In an extraordinary and rare old photograph from the private collection of the Bingham family, Hiram Bingham reviews visa documents in his office in Marseilles for Lion Feuchtwanger and his wife, just released from a French concentration camp. Feuchtwanger, a best-selling anti-Nazi German author, and his wife, Marta, were among the hundreds whom Bingham, in his role as vice consul in Marseilles, helped escape to safety.
(1-5) It was to start him on a journey of discovery about his father's heroic past. As the rest of us in the family began to accompany him on that journey, we were stunned to discover the extent of Harry's complicity in saving people from the Holocaust. I learned that this man I had loved, and who, because of his dogmatic views, had often infuriated me, was a hero.
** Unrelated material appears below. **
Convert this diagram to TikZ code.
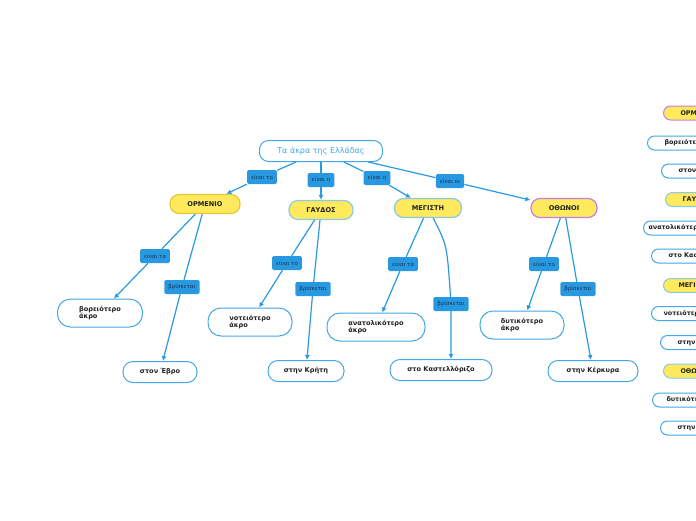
\documentclass[tikz,border=0pt]{standalone}
\usepackage{fontspec}
\setmainfont{DejaVu Sans}
\usetikzlibrary{arrows.meta}

\definecolor{lineblue}{HTML}{2A9AE0}
\definecolor{tagblue}{HTML}{2898E0}
\definecolor{tagtext}{HTML}{1C3550}
\definecolor{topyellow}{HTML}{FFE95C}
\definecolor{rimblue}{HTML}{45A8E6}
\definecolor{paleblue}{HTML}{8CC8E8}
\definecolor{rimpurple}{HTML}{C77DE8}
\definecolor{rimyellow}{HTML}{E6C93A}
\definecolor{inktext}{HTML}{222222}

\begin{document}
\begin{tikzpicture}[x=1pt,y=-1pt,
  root/.style={draw=rimblue,line width=1pt,fill=white,rounded corners=9pt,minimum width=123pt,minimum height=21pt,text=rimblue,font=\fontsize{8}{9}\selectfont},
  place/.style={draw=paleblue,line width=1.2pt,fill=topyellow,rounded corners=9pt,minimum height=19pt,font=\bfseries\fontsize{6.6}{7.5}\selectfont,text=inktext},
  fact/.style={draw=rimblue,line width=1pt,fill=white,rounded corners=10pt,minimum height=21pt,align=left,font=\bfseries\fontsize{6.6}{7.6}\selectfont,text=inktext},
  facttwo/.style={fact,minimum height=28pt,rounded corners=13pt},
  tag/.style={fill=tagblue,rounded corners=1.5pt,inner xsep=4pt,minimum height=14pt,text=tagtext,font=\fontsize{5.5}{6}\selectfont},
  link/.style={draw=lineblue,line width=1.2pt},
  tip/.style={link,-{Latex[length=5pt,width=5pt]}},
  side/.style={draw=rimblue,line width=1pt,fill=white,rounded corners=7pt,minimum height=14pt,inner xsep=17pt,anchor=west,font=\bfseries\fontsize{6.4}{7}\selectfont,text=inktext},
  sideplace/.style={side,fill=topyellow,draw=paleblue}
]
\useasboundingbox (0,0) rectangle (696,520);
\clip (0,0) rectangle (696,520);

% main map
\node[root] (top) at (321,151) {Τα άκρα της Ελλάδας};

\node[place,draw=rimyellow,minimum width=70pt] (ormenio) at (205,204) {ΟΡΜΕΝΙΟ};
\node[place,minimum width=64pt] (gavdos) at (321,210) {ΓΑΥΔΟΣ};
\node[place,minimum width=67pt] (megisti) at (428,208) {ΜΕΓΙΣΤΗ};
\node[place,draw=rimpurple,minimum width=66pt] (othonoi) at (564,208) {ΟΘΩΝΟΙ};

\node[tag] (t1) at (262,177) {είναι το};
\node[tag] (t2) at (321,180) {είναι η};
\node[tag] (t3) at (377,178) {είναι η};
\node[tag] (t4) at (450,181) {είναι οι};

\draw[tip] (top) -- (t1) -- (ormenio);
\draw[tip] (top) -- (t2) -- (gavdos);
\draw[tip] (top) -- (t3) -- (megisti);
\draw[tip] (top) -- (t4) -- (othonoi);

% ormenio
\node[tag] (a1) at (155,256) {είναι το};
\node[tag] (a2) at (182,287) {βρίσκεται};
\node[facttwo,minimum width=85pt] (voreio) at (100,313) {βορειότερο\\άκρο};
\node[fact,minimum width=74pt] (evros) at (160,372) {στον Έβρο};
\draw[tip] (ormenio) -- (a1) -- (voreio);
\draw[tip] (ormenio) -- (a2) -- (evros);

% gavdos
\node[tag] (b1) at (287,263) {είναι το};
\node[tag] (b2) at (313,289) {βρίσκεται};
\node[facttwo,minimum width=84pt] (noteio) at (250,322) {νοτειότερο\\άκρο};
\node[fact,minimum width=76pt] (kriti) at (306,371) {στην Κρήτη};
\draw[tip] (gavdos) -- (b1) -- (noteio);
\draw[tip] (gavdos) -- (b2) -- (kriti);

% megisti
\node[tag] (c1) at (403,264) {είναι το};
\node[tag] (c2) at (451,304) {βρίσκεται};
\node[facttwo,minimum width=98pt] (anatol) at (376,327) {ανατολικότερο\\άκρο};
\node[fact,minimum width=102pt] (kastel) at (441,370) {στο Καστελλόριζο};
\draw[tip] (megisti) -- (c1) -- (anatol);
\draw[tip] (megisti) .. controls (447,245) .. (c2) -- (c2 |- kastel.north);

% othonoi
\node[tag] (d1) at (544,264) {είναι το};
\node[tag] (d2) at (578,289) {βρίσκεται};
\node[facttwo,minimum width=84pt] (dytiko) at (522,325) {δυτικότερο\\άκρο};
\node[fact,minimum width=90pt] (kerkyra) at (593,371) {στην Κέρκυρα};
\draw[tip] (othonoi) -- (d1) -- (dytiko);
\draw[tip] (othonoi) -- (d2) -- (kerkyra);

% outline on the right edge
\node[sideplace,draw=rimpurple] (s1) at (663,113) {ΟΡΜΕΝΙΟ};
\node[side] (s2) at (647,143) {βορειότερο άκρο};
\node[side] (s3) at (661,171) {στον Έβρο};
\node[sideplace] (s4) at (665,199.5) {ΓΑΥΔΟΣ};
\node[side,inner xsep=5pt] (s5) at (643,228) {ανατολικότερο άκρο};
\node[side] (s6) at (651,256) {στο Καστελλόριζο};
\node[sideplace,inner xsep=15pt] (s7) at (663,285.5) {ΜΕΓΙΣΤΗ};
\node[side,inner xsep=12pt] (s8) at (651,313.5) {νοτειότερο άκρο};
\node[side] (s9) at (660,342.5) {στην Κρήτη};
\node[sideplace] (s10) at (663,371) {ΟΘΩΝΟΙ};
\node[side,inner xsep=14pt] (s11) at (652,400) {δυτικότερο άκρο};
\node[side] (s12) at (660,428) {στην Κέρκυρα};
\end{tikzpicture}
\end{document}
(1-6) In 1987, the last year of his life, before I knew much about this buried history, I had an impulse to record a conversation with Uncle Harry. In the living room of his house in Salem, he sat in a tattered chair by the fireplace, behind which his secrets were hidden, and talked to me of many things. As always, even if the cuffs were threadbare, and the jacket screamed for dry-cleaning, he was formally dressed. His once athletic body was withered, his face thin and drawn, but his gaze still burned with intensity, his posture was erect, his legs were crossed with an elegant insouciance, and his finger poked the air with authority.
(1-7) He told me of how he was in the last stage of his life, the age of Pluto, where life no longer had the heat of the sun, and the dead began to beckon.
(1-8) He told me that he had fled the Foreign Service because he was passed over again and again for promotion. Around him, the house showed signs of a proud poverty. In an effort to contain the escaping horsehair, he had re-covered the chair in which he was sitting with a staple gun. It was a clumsy effort but perhaps his failing eyes did not see the large staples nor the dust balls in the corners or the fly-specked glass in the windows, nor the piles of papers scattered everywhere in the house as if a holocaust wind had spread them to the far corners of his domestic world.
(1-9) Behind him on the mantelpiece was a picture of his wife Rose as a young woman, dressed in the elegant satin gown in which she had been presented to the Queen of England. Forty years before, Harry and Rose had retreated to this Connecticut family homestead, a house surrounded by 3,000 acres of family land.
(1-10) My parents lived two pastures away; another brother just up through the woods; a third uncle up on a hill; and overlooking the whole Bingham valley was the family retreat, the Camp, where my Grandmother Alfreda held court in the summer. My Aunt Kath often quipped that the valley should be rechristened "Wombsville." There were 29 of us Bingham first cousins born to seven Bingham sons. We are more a tribe than a family. And we all look alike with long legs, high cheekbones and an intense manner. We are often in the newspaper. My grandfather was a famous explorer. My Uncle Jack was an influential congressman from the Bronx. My first cousin David, one of Harry's children, has often run for political office in Connecticut. My cousin Stevie became a political refugee during the '70s, returning after 13 years in hiding to face and be acquitted of murder charges.
"Harry said he had entered the last stage of his life, where life no longer held the heat of the sun, and the dead had begun to beckon."
(1-11) In 1946, it was back to Salem that Harry had fled to lick his wounds from, as he put it to me, his "humiliating" resignation from the foreign service.
(1-12) Instead of a hero's welcome, Harry and Rose became the brunt of jokes from gossiping sisters-in-law. Even Harry's own mother made patronizing comments about his "failure" in the state department. "Poor Harry!" she would shake her head and smile knowingly, in an indulgent but not altogether loving way. As a child, under strict orders to behave well during interminable teas with my grandmother and others, I squirmed when she made fun of Harry.
(1-13) Harry never defended himself. He always maintained a silent reserve on the subject, his dignity always intact. He never divulged the details of the clandestine escapes he had planned, and, in fact, rarely talked of what had led to his expulsion from the Foreign Service. The whole subject evoked such pain for both Harry and Rose that, according to their son John, it became "unmentionable."
(1-14) Harry's face always had a sad, almost frozen, quality that I never understood until I delved into this story.